The Immoralist ~ A Capsule Book Review

The Immoralist by Andre Gide

The Immoralist ~ A Capsule Book Review by Allen Kopp 

French author André Gide lived from 1869 to 1951. His novel The Immoralist, published in 1902, is one of his most famous and enduring works. Gide was known for his homosexuality, and, not surprisingly, his protagonist in The Immoralist, Michel, is also homosexual, although it is never referred to in those words. (There are no descriptions of sexual activity here, but Michel’s attraction to members of his own sex is repeatedly implied throughout the novel.) Michel is the first-person narrator. He is telling his story to some old friends, not so much to explain himself but to help him to better understand his own nature. He is, after all, a seeker after truth.

Michel seems to be independently wealthy, although he mentions several times about not having enough money. He is some kind of a scholar or philologist but this is never fully explained. He marries a woman named Marceline, who loves him much more than he loves her. They leave their native France and travel to Tunis in Northern Africa (we are never told why Tunis in particular of all the places in the world they might have gone). Michel is entranced by Tunis and particularly by Arab boys, some of whom he pays to stay with him to keep him company. When he realizes he is the early stages of tuberculosis and is spitting blood, he believes he will die. It’s up to Marceline to take care of him the best she can.

After Tunis, Michel and Marceline travel restlessly from place to place in foreign lands. Michel’s health worsens, improves and then worsens again. During one of their happier moments, Michel and Marceline begin sleeping together for the first time. Marceline soon becomes pregnant, but the pregnancy doesn’t go well and she ends up losing the baby. Michel is torn between his tender regard for her and the selfish pursuit of his own ends.

At one point, Michel and Marceline return to France, where he manages some farms that he owns, inherited from his family. He discovers he doesn’t care about the day-to-day running of a farm, which involves dealing with tenant farmers and other mundane tasks. He finds during this time that what he most enjoys is spending time with the “handsome, well-built” young men who work for him. He begins spending all his time with them, while leaving Marceline alone to her own devices.

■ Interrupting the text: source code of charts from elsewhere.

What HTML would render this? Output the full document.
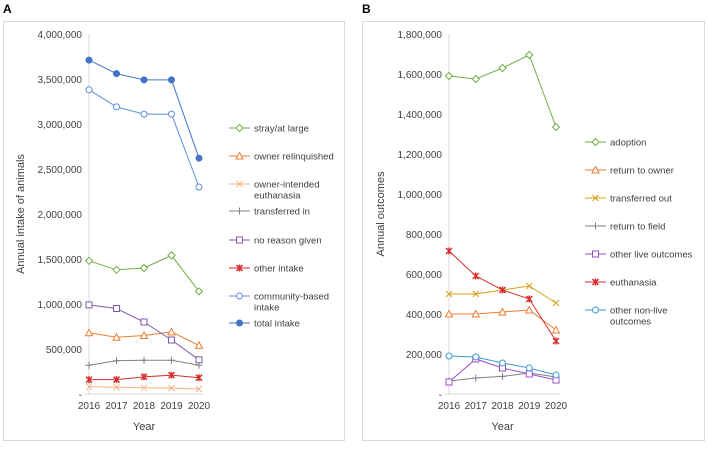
<!DOCTYPE html>
<html><head><meta charset="utf-8"><style>
body{margin:0;background:#fff;font-family:"Liberation Sans",sans-serif}
svg text{font-family:"Liberation Sans",sans-serif;fill:#404040}
</style></head><body>
<svg id="s" width="708" height="445" xmlns="http://www.w3.org/2000/svg">
<text x="3" y="13" font-size="12" font-weight="bold" style="fill:#000">A</text>
<text x="362" y="13" font-size="12" font-weight="bold" style="fill:#000">B</text>
<rect x="3.5" y="21.5" width="341" height="419" fill="none" stroke="#d9d9d9"/>
<rect x="362.5" y="21.5" width="342" height="419" fill="none" stroke="#d9d9d9"/>
</svg>
<script>
const years=["2016","2017","2018","2019","2020"];
const aNames=["stray/at large","owner relinquished","owner-intended|euthanasia","transferred in","no reason given","other intake","community-based|intake","total intake"];
const aStray=[1480000,1380000,1400000,1540000,1140000];
const aOwner=[680000,630000,650000,690000,540000];
const aOIE=[80000,75000,70000,65000,55000];
const aTransIn=[320000,370000,375000,375000,320000];
const aNoReason=[990000,950000,800000,600000,380000];
const aOther=[160000,160000,190000,210000,180000];
const aCommunity=[3380000,3190000,3110000,3110000,2300000];
const aTotal=[3710000,3560000,3490000,3490000,2620000];
const aTicks=[0,500000,1000000,1500000,2000000,2500000,3000000,3500000,4000000];
const bNames=["adoption","return to owner","transferred out","return to field","other live outcomes","euthanasia","other non-live|outcomes"];
const bAdopt=[1590000,1575000,1630000,1695000,1335000];
const bRTO=[400000,400000,410000,420000,320000];
const bTransOut=[500000,500000,520000,540000,455000];
const bRTF=[65000,80000,88000,105000,85000];
const bOtherLive=[60000,175000,130000,100000,70000];
const bEuth=[715000,590000,520000,475000,265000];
const bNonLive=[190000,185000,155000,130000,95000];
const bTicks=[0,200000,400000,600000,800000,1000000,1200000,1400000,1600000,1800000];

const NS="http://www.w3.org/2000/svg",svg=document.getElementById('s');
function el(t,a,p){const e=document.createElementNS(NS,t);for(const k in a)e.setAttribute(k,a[k]);(p||svg).appendChild(e);return e;}
function fmt(v){return v===0?"-":v.toLocaleString('en-US');}
function marker(g,type,x,y,c){
 let m;
 if(type==='diamond')m=el('path',{d:`M${x},${y-3.5}L${x+3.5},${y}L${x},${y+3.5}L${x-3.5},${y}Z`,fill:'#fff',stroke:c},g);
 else if(type==='tri')m=el('path',{d:`M${x},${y-3.5}L${x+3.5},${y+3}L${x-3.5},${y+3}Z`,fill:'#fff',stroke:c},g);
 else if(type==='x')m=el('path',{d:`M${x-3},${y-3}L${x+3},${y+3}M${x+3},${y-3}L${x-3},${y+3}`,stroke:c},g);
 else if(type==='plus')m=el('path',{d:`M${x-3.5},${y}L${x+3.5},${y}M${x},${y-3.5}L${x},${y+3.5}`,stroke:c},g);
 else if(type==='sq')m=el('rect',{x:x-3,y:y-3,width:6,height:6,fill:'#fff',stroke:c},g);
 else if(type==='star')m=el('path',{d:`M${x-3},${y-3}L${x+3},${y+3}M${x+3},${y-3}L${x-3},${y+3}M${x},${y-3.5}L${x},${y+3.5}`,stroke:c,'stroke-width':1.5},g);
 else if(type==='circ')m=el('circle',{cx:x,cy:y,r:3,fill:'#fff',stroke:c},g);
 else m=el('circle',{cx:x,cy:y,r:3,fill:c,stroke:c},g);
 
 
}
function chart(p){
 const y=v=>p.y0-(v/p.max)*(p.y0-p.y1);
 const x=i=>p.x0+i*p.dx;
 const ax=el('line',{x1:p.x0,y1:p.y1,x2:p.x0,y2:p.y0,stroke:'#d9d9d9'});
 
 const bx=el('line',{x1:p.x0-4,y1:p.y0,x2:x(4)+4,y2:p.y0,stroke:'#d9d9d9'});
 
 p.ticks.forEach(t=>{const tx=el('text',{x:p.x0-7,y:y(t)+4,'text-anchor':'end','font-size':10});tx.textContent=fmt(t);
  });
 years.forEach((yr,i)=>{const tx=el('text',{x:x(i),y:p.y0+15,'text-anchor':'middle','font-size':10});tx.textContent=yr;
  });
 const xt=el('text',{x:x(2),y:p.y0+36,'text-anchor':'middle','font-size':11});xt.textContent='Year';
 
 const yt=el('text',{x:0,y:0,'text-anchor':'middle','font-size':11,transform:`translate(${p.ytx},${(p.y0+p.y1)/2}) rotate(-90)`});yt.textContent=p.ytitle;
 
 p.series.forEach((s,k)=>{
  const g=el('g',{});
  
  el('polyline',{points:s.d.map((v,i)=>x(i)+','+y(v)).join(' '),fill:'none',stroke:s.c,'stroke-width':1},g);
  s.d.forEach((v,i)=>marker(g,s.m,x(i),y(v),s.c));
  const ly=p.ly[k];
  const lg=el('g',{});
  
  el('line',{x1:p.lx,y1:ly,x2:p.lx+21,y2:ly,stroke:s.c},lg);
  marker(lg,s.m,p.lx+10.5,ly,s.c);
  p.names[k].split('|').forEach((t,j)=>{const tx=el('text',{x:p.lx+25,y:ly+3.5+j*11,'font-size':9.5},lg);tx.textContent=t;});
 });
}
chart({id:'a',x0:89,dx:27.5,y0:394,y1:34,max:4000000,ticks:aTicks,ytitle:'Annual intake of animals',ytx:24,lx:229,
 ly:[128,156,184,211,240,268,296,323],names:aNames,series:[
 {d:aStray,c:'#70ad47',m:'diamond'},{d:aOwner,c:'#ed7d31',m:'tri'},{d:aOIE,c:'#f4b183',m:'x'},{d:aTransIn,c:'#808080',m:'plus'},
 {d:aNoReason,c:'#7c5aa6',m:'sq'},{d:aOther,c:'#d62d2d',m:'star'},{d:aCommunity,c:'#5b8fd5',m:'circ'},{d:aTotal,c:'#4472c4',m:'dot'}]});
chart({id:'b',x0:449,dx:26.75,y0:394,y1:34,max:1800000,ticks:bTicks,ytitle:'Annual outcomes',ytx:384,lx:585,
 ly:[142,170,198,226,254,282,310],names:bNames,series:[
 {d:bAdopt,c:'#70ad47',m:'diamond'},{d:bRTO,c:'#ed7d31',m:'tri'},{d:bTransOut,c:'#d4a017',m:'x'},{d:bRTF,c:'#808080',m:'plus'},
 {d:bOtherLive,c:'#9b4fc9',m:'sq'},{d:bEuth,c:'#d62d2d',m:'star'},{d:bNonLive,c:'#3d9ad1',m:'circ'}]});
</script>
</body></html>
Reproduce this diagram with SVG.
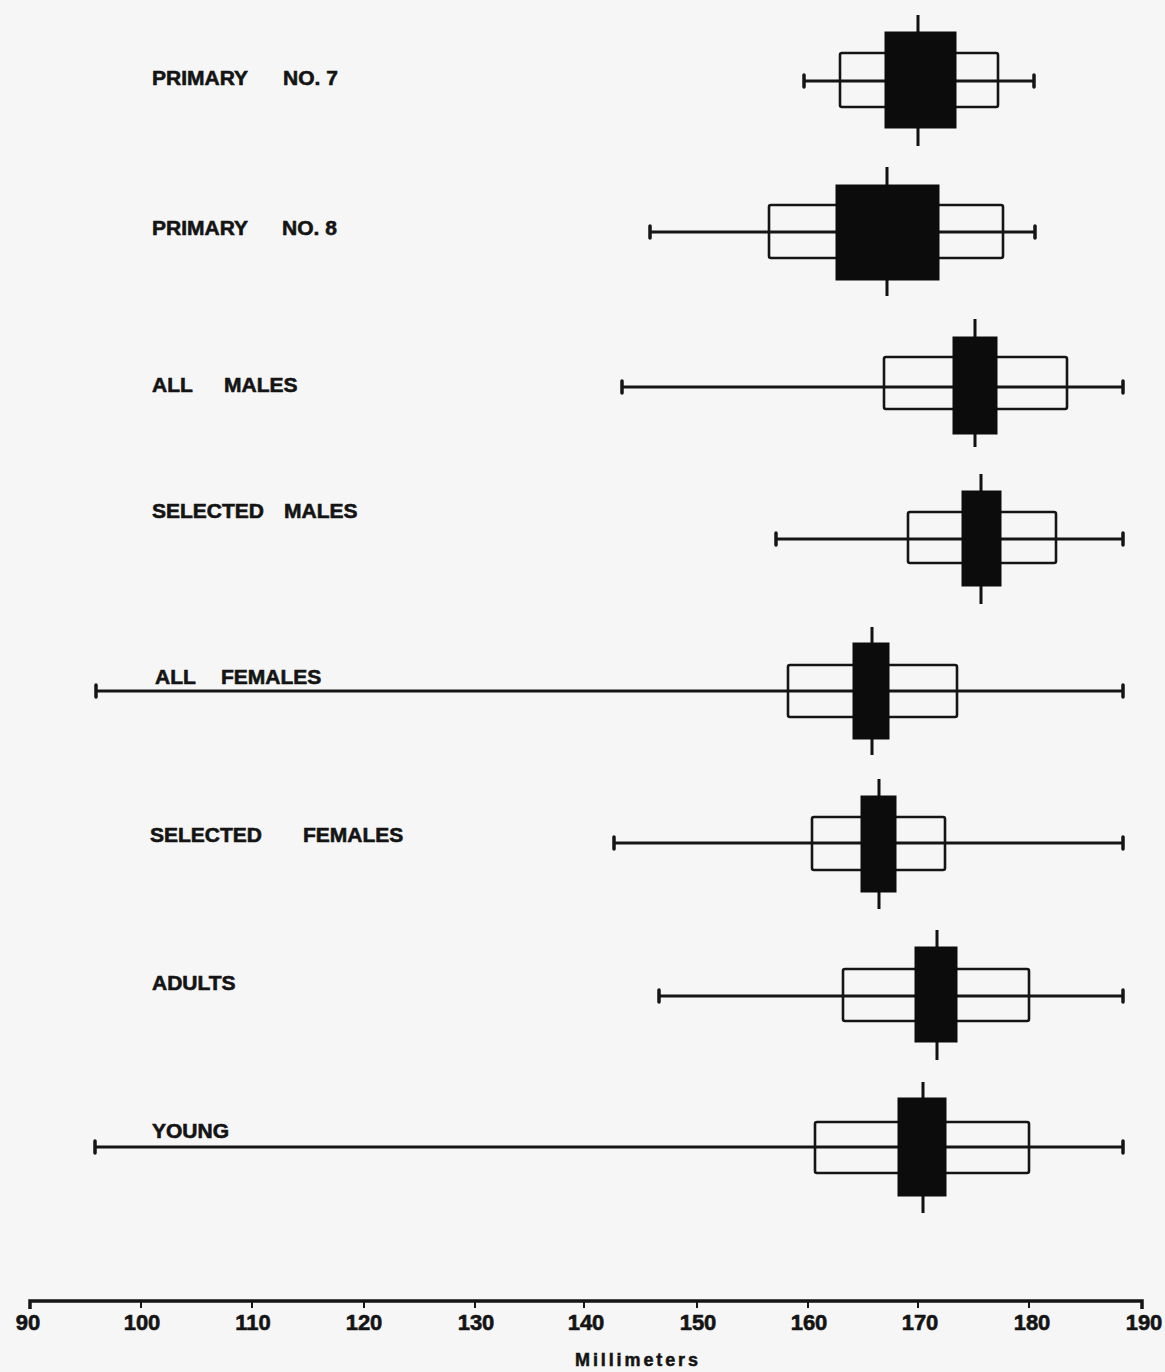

When Michel decides he no longer likes living on a farm and managing it, he and Marceline begin traveling again in foreign lands. His health has miraculously improved and he wants to pursue pleasure and discover the truth about himself that has for so long eluded him. (While traveling in Sicily, he tells a young carriage driver how beautiful he is and impulsively kisses him.) Michel finds that he prefers “low” people (men), people without breeding and customary “good manners,” to people of his own “class.” They are much more authentic and are not bounded so much by convention and rules of acceptable behavior.

While Michel’s health improves, Marceline’s health declines. As they continue to travel, she becomes sicker and more dependent on Michel. Her failed pregnancy took its toll and she develops tuberculosis that she caught from Michel when she was nursing him back to health. Eventually she dies in a foreign land. We don’t know what happens to Michel after Marceline’s death, but we assume he continues his quest for self-knowledge on his own, or possibly with a male companion he picks up along the way (now that he is no longer burdened with a wife). Will he ever find what he’s looking for? Does he even know what it is?

The Immoralist is a fascinating study of one man’s psyche. If that sounds boring, it isn’t. Gide’s style (translated from French to English, of course) is accessible and easy to read. In the hands of a lesser writer, it could have been ponderous and bloated. On another level, it’s frank for the time in which it was published (1902). It’s impossible to imagine an American novel of this time with the same tone and subject matter.